For their tallies, National Bank Financial counts separate series of an ETF (for example Canadian- and U.S.-dollar units) as separate funds, so their data may differ from other sources, such as the Investment Funds Institute of Canada (IFIC).

In an email to Yahoo Finance Canada, Katrin Tinn, an assistant professor of finance at McGill University, says the smaller net gain of funds in 2023 was likely “an indication that there is some testing and maturing going on to see which ETFs Canadians value the most.”

ETF growth 'spectacular'

By other measures, 2023 was another strong year for Canadian ETFs, with net sales of $37.3 billion and net assets reaching a new peak of $382 billion, according to IFIC. National Bank Financial tallied 164 ETF launches in 2023, the fourth-highest total since ETFs were introduced.

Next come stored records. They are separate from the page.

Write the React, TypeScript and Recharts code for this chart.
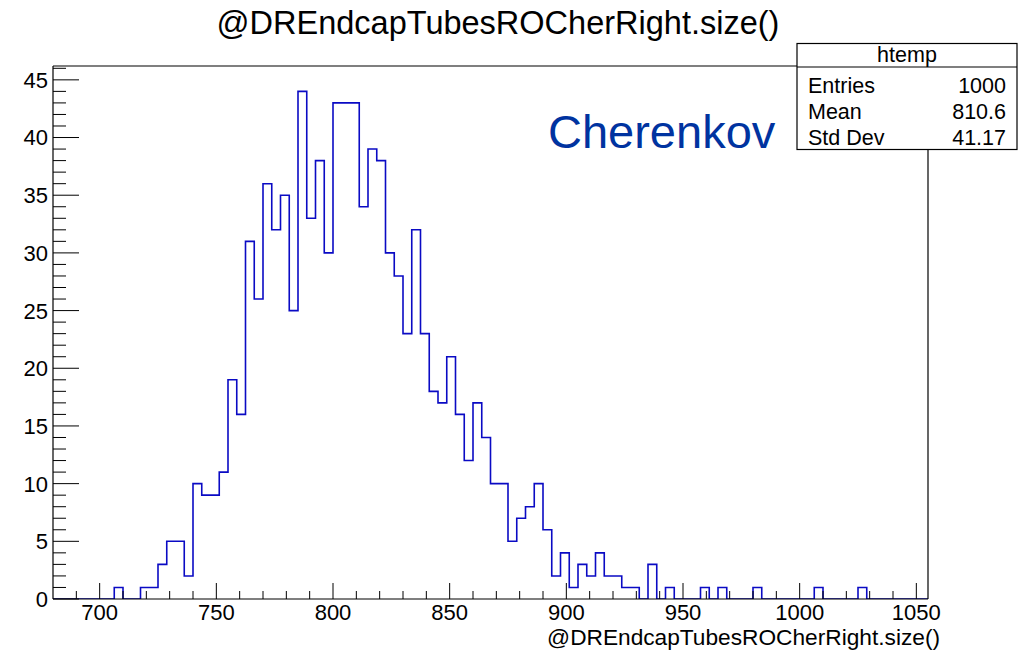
import { Line, LineChart, XAxis, YAxis } from "recharts";

// histogram binning (100 bins)
const X_MIN = 680;
const BIN_WIDTH = 3.75;
const COUNTS = [
  0, 0, 0, 0, 0, 0, 0, 1, 0, 0,
  1, 1, 3, 5, 5, 2, 10, 9, 9, 11,
  19, 16, 31, 26, 36, 32, 35, 25, 44, 33,
  38, 30, 43, 43, 43, 34, 39, 38, 30, 28,
  23, 32, 23, 18, 17, 21, 16, 12, 17, 14,
  10, 10, 5, 7, 8, 10, 6, 2, 4, 1,
  3, 2, 4, 2, 2, 1, 1, 0, 3, 0,
  1, 0, 0, 0, 1, 0, 1, 0, 0, 0,
  1, 0, 0, 0, 0, 0, 0, 1, 0, 0,
  0, 0, 1, 0, 0, 0, 0, 0, 0, 0,
];

const X_MAJOR = [700, 750, 800, 850, 900, 950, 1000, 1050];
const X_MINOR_STEP = 10;
const Y_MAJOR = [0, 5, 10, 15, 20, 25, 30, 35, 40, 45];
const Y_MINOR_STEP = 1;
const Y_MAX = 46.2;

const STATS_TITLE = "htemp";
const STATS_LABELS = ["Entries", "Mean", "Std Dev"];
const STATS_VALUES = ["1000", "810.6", "41.17"];

const TITLE = "@DREndcapTubesROCherRight.size()";
const X_TITLE = "@DREndcapTubesROCherRight.size()";
const TAG = "Cherenkov";

const FONT = "'Liberation Sans', Arial, Helvetica, sans-serif";
const LINE_COLOR = "#0a0ac4";

const X_MAX = X_MIN + COUNTS.length * BIN_WIDTH;

// step outline: one point per bin edge, last edge repeats the final bin
const histData = COUNTS.map((c, i) => ({ x: X_MIN + i * BIN_WIDTH, y: c }));
histData.push({ x: X_MAX, y: COUNTS[COUNTS.length - 1] });

const xTicks: number[] = [];
for (let v = 690; v <= X_MAX; v += X_MINOR_STEP) xTicks.push(v);
const yTicks: number[] = [];
for (let v = 0; v <= Y_MAX; v += Y_MINOR_STEP) yTicks.push(v);

const frameLine = { stroke: "#000", strokeWidth: 1.2 };

function XTick(props: any) {
  const { x, y, payload } = props;
  const major = X_MAJOR.includes(payload.value);
  return (
    <g>
      <line x1={x} x2={x} y1={y} y2={y - (major ? 16 : 8)} stroke="#000" strokeWidth={1} />
      {major && (
        <text x={x} y={y + 21} textAnchor="middle" fontSize={22} fontFamily={FONT} fill="#000">
          {payload.value}
        </text>
      )}
    </g>
  );
}

function YTick(props: any) {
  const { x, y, payload } = props;
  const major = Y_MAJOR.includes(payload.value);
  return (
    <g>
      <line x1={x} x2={x + (major ? 26 : 13)} y1={y} y2={y} stroke="#000" strokeWidth={1} />
      {major && (
        <text x={x - 5} y={y} dy="0.36em" textAnchor="end" fontSize={22} fontFamily={FONT} fill="#000">
          {payload.value}
        </text>
      )}
    </g>
  );
}

export default function App() {
  return (
    <div style={{ position: "absolute", left: 0, top: 0, width: 1023, height: 650, background: "#fff" }}>
      <LineChart
        width={1023}
        height={650}
        data={histData}
        margin={{ top: 65, right: 94, bottom: 21, left: 0 }}
      >
        <XAxis
          dataKey="x"
          type="number"
          domain={[X_MIN, X_MAX]}
          ticks={xTicks}
          interval={0}
          allowDataOverflow
          height={30}
          tickSize={0}
          tickMargin={0}
          tickLine={false}
          axisLine={frameLine}
          tick={<XTick />}
        />
        <XAxis
          xAxisId="top"
          orientation="top"
          type="number"
          domain={[X_MIN, X_MAX]}
          height={1}
          tick={false}
          tickLine={false}
          axisLine={frameLine}
        />
        <YAxis
          type="number"
          domain={[0, Y_MAX]}
          ticks={yTicks}
          interval={0}
          allowDataOverflow
          width={53}
          tickSize={0}
          tickMargin={0}
          tickLine={false}
          axisLine={frameLine}
          tick={<YTick />}
        />
        <YAxis
          yAxisId="right"
          orientation="right"
          type="number"
          domain={[0, Y_MAX]}
          width={1}
          tick={false}
          tickLine={false}
          axisLine={frameLine}
        />
        <Line
          dataKey="y"
          type="stepAfter"
          stroke={LINE_COLOR}
          strokeWidth={1.6}
          dot={false}
          activeDot={false}
          isAnimationActive={false}
        />
      </LineChart>

      <svg
        width={1023}
        height={650}
        style={{ position: "absolute", left: 0, top: 0, pointerEvents: "none" }}
        fontFamily={FONT}
      >
        <text x={498} y={34} textAnchor="middle" fontSize={32.5} fill="#000">
          {TITLE}
        </text>
        <text x={548} y={148} fontSize={47} fill="#0033a0">
          {TAG}
        </text>
        <text x={940} y={645} textAnchor="end" fontSize={22.7} fill="#000">
          {X_TITLE}
        </text>

        <rect x={797} y={43.5} width={220} height={106} fill="#fff" stroke="#000" strokeWidth={1.2} />
        <line x1={797} x2={1017} y1={67} y2={67} stroke="#000" strokeWidth={1.2} />
        <text x={907} y={62} textAnchor="middle" fontSize={21.5} fill="#000">
          {STATS_TITLE}
        </text>
        {STATS_LABELS.map((label, i) => (
          <g key={label}>
            <text x={808} y={93 + i * 26} fontSize={21.5} fill="#000">
              {label}
            </text>
            <text x={1006} y={93 + i * 26} textAnchor="end" fontSize={21.5} fill="#000">
              {STATS_VALUES[i]}
            </text>
          </g>
        ))}
      </svg>
    </div>
  );
}
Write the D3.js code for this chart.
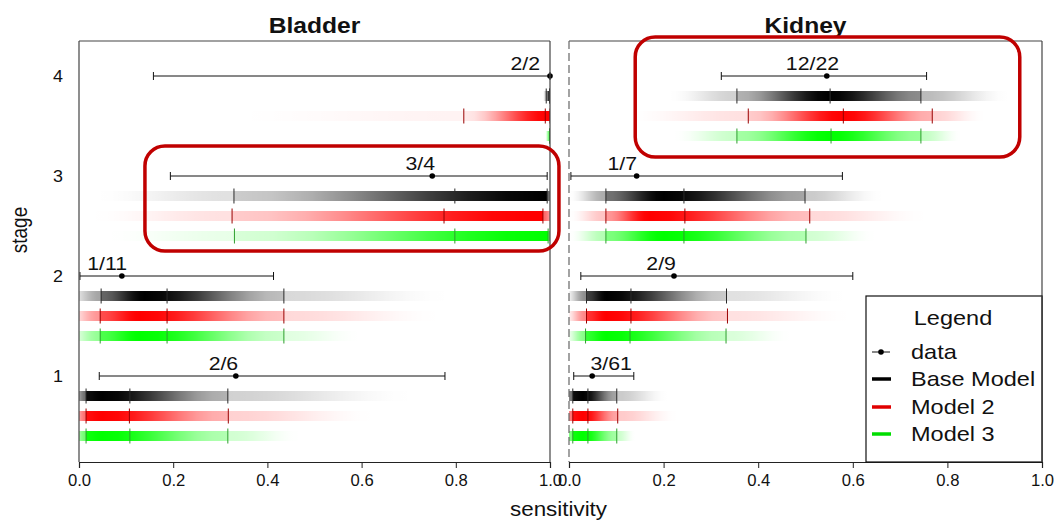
<!DOCTYPE html>
<html><head><meta charset="utf-8">
<script src="https://cdn.jsdelivr.net/npm/d3@7"></script>
<style>
body{margin:0;background:#fff}
svg{display:block}
text{font-family:"Liberation Sans",Arial,Helvetica,sans-serif;fill:#111}
</style>
</head><body>
<svg id="chart" width="1054" height="520"></svg>
<script>
// ---------------- DATA ----------------
const stages = [1, 2, 3, 4];
const panelNames = ["Bladder", "Kidney"];
const modelNames = ["Base Model", "Model 2", "Model 3"];
const legendLabels = ["data", "Base Model", "Model 2", "Model 3"];
const xTickValues = [0, 0.2, 0.4, 0.6, 0.8, 1.0];
const yTickValues = [1, 2, 3, 4];
const xAxisTitle = "sensitivity";
const yAxisTitle = "stage";
const legendTitle = "Legend";

// observed data (per stage 1..4)
const bladderLabels = ["2/6", "1/11", "3/4", "2/2"];
const bladderObs = [0.333, 0.091, 0.750, 1.000];
const bladderCILow = [0.043, 0.002, 0.194, 0.158];
const bladderCIHigh = [0.777, 0.413, 0.994, 1.000];
const bladderLabelRight = [0.338, 0.102, 0.756, 0.979];

const kidneyLabels = ["3/61", "2/9", "1/7", "12/22"];
const kidneyObs = [0.049, 0.222, 0.143, 0.545];
const kidneyCILow = [0.010, 0.025, 0.004, 0.322];
const kidneyCIHigh = [0.137, 0.600, 0.578, 0.756];
const kidneyLabelRight = [0.133, 0.226, 0.144, 0.571];

// model posterior quantiles [lower, median, upper] per stage 1..4
const bladderBaseQ = [[0.015, 0.108, 0.316], [0.047, 0.187, 0.435], [0.329, 0.798, 0.994], [0.992, 0.999, 1.000]];
const bladderM2Q   = [[0.015, 0.107, 0.317], [0.045, 0.187, 0.435], [0.325, 0.775, 0.985], [0.817, 0.990, 1.000]];
const bladderM3Q   = [[0.015, 0.108, 0.316], [0.045, 0.187, 0.435], [0.330, 0.798, 0.996], [0.999, 1.000, 1.000]];
const kidneyBaseQ  = [[0.008, 0.040, 0.101], [0.037, 0.131, 0.333], [0.078, 0.243, 0.499], [0.355, 0.552, 0.744]];
const kidneyM2Q    = [[0.008, 0.040, 0.103], [0.037, 0.131, 0.335], [0.078, 0.245, 0.509], [0.379, 0.580, 0.768]];
const kidneyM3Q    = [[0.008, 0.040, 0.101], [0.035, 0.129, 0.332], [0.078, 0.243, 0.501], [0.355, 0.554, 0.744]];

// density shading: [fade start, peak, fade end, intensity at lower, intensity at upper]
const bladderBaseShade = [[-0.02, 0.05, 0.71, 0.95, 0.30], [-0.03, 0.14, 0.79, 0.60, 0.25], [0.03, 0.99, 1.02, 0.20, 1.00], [0.985, 1.00, 1.02, 0.40, 1.00]];
const bladderM2Shade   = [[-0.02, 0.05, 0.63, 0.95, 0.30], [-0.03, 0.13, 0.77, 0.70, 0.25], [0.02, 0.95, 1.02, 0.20, 1.00], [0.30, 0.997, 1.02, 0.08, 1.00]];
const bladderM3Shade   = [[-0.02, 0.05, 0.47, 0.95, 0.30], [-0.03, 0.13, 0.60, 0.70, 0.20], [0.05, 0.99, 1.02, 0.15, 1.00], [0.99, 1.00, 1.02, 1.00, 1.00]];
const kidneyBaseShade  = [[-0.02, 0.03, 0.21, 0.95, 0.35], [-0.01, 0.08, 0.59, 0.75, 0.20], [0.00, 0.20, 0.665, 0.55, 0.35], [0.21, 0.55, 0.93, 0.30, 0.45]];
const kidneyM2Shade    = [[-0.02, 0.03, 0.23, 0.95, 0.35], [-0.01, 0.08, 0.60, 0.80, 0.20], [0.00, 0.17, 0.76, 0.40, 0.25], [0.12, 0.58, 0.88, 0.20, 0.30]];
const kidneyM3Shade    = [[-0.02, 0.03, 0.14, 0.95, 0.35], [-0.01, 0.08, 0.47, 0.80, 0.25], [0.00, 0.20, 0.65, 0.50, 0.30], [0.22, 0.55, 0.83, 0.35, 0.40]];

// highlight boxes (in data units)
const highlightPanel = ["Bladder", "Kidney"];
const highlightX = [[0.14, 1.019], [0.14, 0.953]];
const highlightStage = [[3.30, 2.25], [4.39, 3.19]];

// ---------------- STYLE / LAYOUT ----------------
const modelColors = ["#000000", "#ff0000", "#00ff00"];
const tickColors = ["#2a2a2a", "#990000", "#2e9e2e"];
const legendColors = ["#000000", "#e00000", "#00dd00"];
const panelRanges = [[79, 550], [569, 1042]];
const plotTop = 41, plotBottom = 462;
const SX = 1.12; // horizontal stretch of the source's text
const barH = 10, tickH = 15;

const panels = [
  {name: panelNames[0], labels: bladderLabels, obs: bladderObs, lo: bladderCILow, hi: bladderCIHigh, lr: bladderLabelRight,
   q: [bladderBaseQ, bladderM2Q, bladderM3Q], shade: [bladderBaseShade, bladderM2Shade, bladderM3Shade]},
  {name: panelNames[1], labels: kidneyLabels, obs: kidneyObs, lo: kidneyCILow, hi: kidneyCIHigh, lr: kidneyLabelRight,
   q: [kidneyBaseQ, kidneyM2Q, kidneyM3Q], shade: [kidneyBaseShade, kidneyM2Shade, kidneyM3Shade]}
];

const svg = d3.select("#chart");
const defs = svg.append("defs");
const y = d3.scaleLinear().domain([0.14, 4.35]).range([plotBottom, plotTop]);

function stretchText(sel, x, yy, extra) {
  return sel.attr("transform", `translate(${x},${yy})${extra || ""} scale(${SX},1)`);
}

function shadeStops(q, sh) {
  const [lo, , hi] = q;
  const [fs, pk, fe, aLo, aHi] = sh;
  const out = 0.6;
  let pts = [[fs, 0], [lo, aLo * out], [lo, aLo], [pk, 1], [hi, aHi], [hi, aHi * out], [fe, 0]];
  pts = pts.map((p, i) => [p[0], p[1], i]).sort((a, b) => a[0] - b[0] || a[2] - b[2]);
  const res = [];
  for (let i = 0; i < pts.length; i++) {
    res.push([pts[i][0], pts[i][1]]);
    if (i < pts.length - 1 && pts[i + 1][0] > pts[i][0]) {
      const [x0, a0] = pts[i], [x1, a1] = pts[i + 1];
      for (let k = 1; k < 8; k++) {
        const t = k / 8, e = (1 - Math.cos(Math.PI * t)) / 2;
        res.push([x0 + (x1 - x0) * t, a0 + (a1 - a0) * e]);
      }
    }
  }
  return res;
}

panels.forEach((p, pi) => {
  const x = d3.scaleLinear().domain([0, 1]).range(panelRanges[pi]);
  const g = svg.append("g");
  const clipId = "clip" + pi;
  defs.append("clipPath").attr("id", clipId).append("rect")
    .attr("x", x(0)).attr("y", plotTop).attr("width", x(1) - x(0)).attr("height", plotBottom - plotTop);

  const bars = g.append("g").attr("clip-path", `url(#${clipId})`);
  stages.forEach((s, si) => {
    modelNames.forEach((m, mi) => {
      const q = p.q[mi][si], sh = p.shade[mi][si];
      const stops = shadeStops(q, sh);
      const gx1 = x(sh[0]), gx2 = x(sh[2]);
      const gid = `grad${pi}_${si}_${mi}`;
      const lg = defs.append("linearGradient").attr("id", gid)
        .attr("gradientUnits", "userSpaceOnUse").attr("x1", gx1).attr("x2", gx2).attr("y1", 0).attr("y2", 0);
      stops.forEach(st => {
        lg.append("stop").attr("offset", Math.max(0, Math.min(1, (x(st[0]) - gx1) / (gx2 - gx1))))
          .attr("stop-color", modelColors[mi]).attr("stop-opacity", Math.max(0, Math.min(1, st[1])));
      });
      const yc = y(s - 0.2 * (mi + 1));
      bars.append("rect")
        .attr("x", gx1).attr("width", gx2 - gx1)
        .attr("y", yc - barH / 2).attr("height", barH)
        .attr("fill", `url(#${gid})`);
      bars.selectAll(null).data(q).join("line")
        .attr("x1", d => x(d)).attr("x2", d => x(d))
        .attr("y1", yc - tickH / 2).attr("y2", yc + tickH / 2)
        .attr("stroke", tickColors[mi]).attr("stroke-width", 1);
    });
  });

  // observed data with intervals
  stages.forEach((s, si) => {
    const yc = y(s);
    g.append("line").attr("x1", x(p.lo[si])).attr("x2", x(p.hi[si])).attr("y1", yc).attr("y2", yc)
      .attr("stroke", "#111").attr("stroke-width", 1);
    [p.lo[si], p.hi[si]].forEach(v => {
      g.append("line").attr("x1", x(v)).attr("x2", x(v)).attr("y1", yc - 4).attr("y2", yc + 4)
        .attr("stroke", "#111").attr("stroke-width", 1);
    });
    g.append("circle").attr("cx", x(p.obs[si])).attr("cy", yc).attr("r", 2.8).attr("fill", "#000");
    stretchText(g.append("text").text(p.labels[si]).attr("text-anchor", "end").attr("font-size", 19),
      x(p.lr[si]), yc - 6);
  });

  // frame
  const fr = g.append("g").attr("stroke", "#444").attr("stroke-width", 1.2).attr("fill", "none");
  fr.append("line").attr("x1", x(0)).attr("x2", x(1)).attr("y1", plotTop).attr("y2", plotTop);
  fr.append("line").attr("x1", x(1)).attr("x2", x(1)).attr("y1", plotTop).attr("y2", plotBottom);
  const left = fr.append("line").attr("x1", x(0)).attr("x2", x(0)).attr("y1", plotTop).attr("y2", plotBottom);
  if (pi === 1) left.attr("stroke-dasharray", "8,4").attr("stroke", "#666");

  // x axis
  const ax = g.append("g").attr("transform", `translate(0,${plotBottom})`)
    .call(d3.axisBottom(x).tickValues(xTickValues).tickFormat(d3.format(".1f")).tickSize(6).tickPadding(7));
  ax.select(".domain").attr("stroke", "#222").attr("stroke-width", 1.2);
  ax.selectAll(".tick line").attr("stroke", "#222");
  ax.selectAll(".tick text").attr("font-size", 16).attr("fill", "#111")
    .attr("font-family", '"Liberation Sans",Arial,sans-serif').attr("transform", `scale(1.04,1)`);

  // title
  stretchText(svg.append("text").text(p.name).attr("text-anchor", "middle")
    .attr("font-size", 22).attr("font-weight", "bold"), (x(0) + x(1)) / 2, 33);

  // highlight box
  const hi = highlightPanel.indexOf(p.name);
  if (hi >= 0) {
    const [hx0, hx1] = highlightX[hi], [hs0, hs1] = highlightStage[hi];
    svg.append("rect").attr("x", x(hx0)).attr("y", y(hs0))
      .attr("width", x(hx1) - x(hx0)).attr("height", y(hs1) - y(hs0))
      .attr("rx", 20).attr("ry", 20).attr("fill", "none")
      .attr("stroke", "#c00000").attr("stroke-width", 3.5);
  }
});

// y axis labels
yTickValues.forEach(v => {
  stretchText(svg.append("text").text(v).attr("text-anchor", "middle").attr("font-size", 16)
    .attr("dominant-baseline", "central"), 58, y(v) + 1);
});
// axis titles
stretchText(svg.append("text").text(xAxisTitle).attr("text-anchor", "middle").attr("font-size", 20),
  (panelRanges[0][0] + panelRanges[1][1]) / 2 - 2, 516);
svg.append("text").text(yAxisTitle).attr("text-anchor", "middle").attr("font-size", 19)
  .attr("transform", `translate(27,230) rotate(-90) scale(1,${SX})`);

// legend
const lgx = 866, lgy = 296;
const lgG = svg.append("g");
lgG.append("rect").attr("x", lgx).attr("y", lgy).attr("width", panelRanges[1][1] - lgx)
  .attr("height", plotBottom - lgy).attr("fill", "#fff").attr("stroke", "#111").attr("stroke-width", 1.2);
stretchText(lgG.append("text").text(legendTitle).attr("text-anchor", "middle").attr("font-size", 21), 953, 325);
const legendRowY = [352, 379, 407, 434];
legendLabels.forEach((lab, i) => {
  const yy = legendRowY[i];
  if (i === 0) {
    lgG.append("line").attr("x1", 872).attr("x2", 890).attr("y1", yy).attr("y2", yy).attr("stroke", "#111").attr("stroke-width", 1);
    lgG.append("circle").attr("cx", 881).attr("cy", yy).attr("r", 2.8).attr("fill", "#000");
  } else {
    lgG.append("line").attr("x1", 872).attr("x2", 891).attr("y1", yy).attr("y2", yy)
      .attr("stroke", legendColors[i - 1]).attr("stroke-width", 3.5);
  }
  stretchText(lgG.append("text").text(lab).attr("font-size", 21), 911, yy + 7);
});
// redraw panel border over legend's right edge
svg.append("line").attr("x1", panelRanges[1][1]).attr("x2", panelRanges[1][1]).attr("y1", lgy).attr("y2", plotBottom)
  .attr("stroke", "#444").attr("stroke-width", 1.2);
</script>
</body></html>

Zhang notes that the 164 new launches in 2023 was in line with previous years.

ETF assets reached $403 billion in February 2024, according to IFIC data, with net sales for 2024 so far at $8.7 billion, more than double the year-to-date amount of $3.6 billion from February 2023.

“The growth of the ETF space has been spectacular,” said Sebastien Betermier, an associate professor of finance at McGill University. He says growth has been propelled by new types of ETFs but also by a fundamental reorganization of the market.

“We've noticed over the past five, 10 years essentially a complete shift in the landscape of funds,” he said. ETFs have moved into the territory of mutual funds, altering “a market that already existed and just has been shifted in composition very much towards the passive funds.”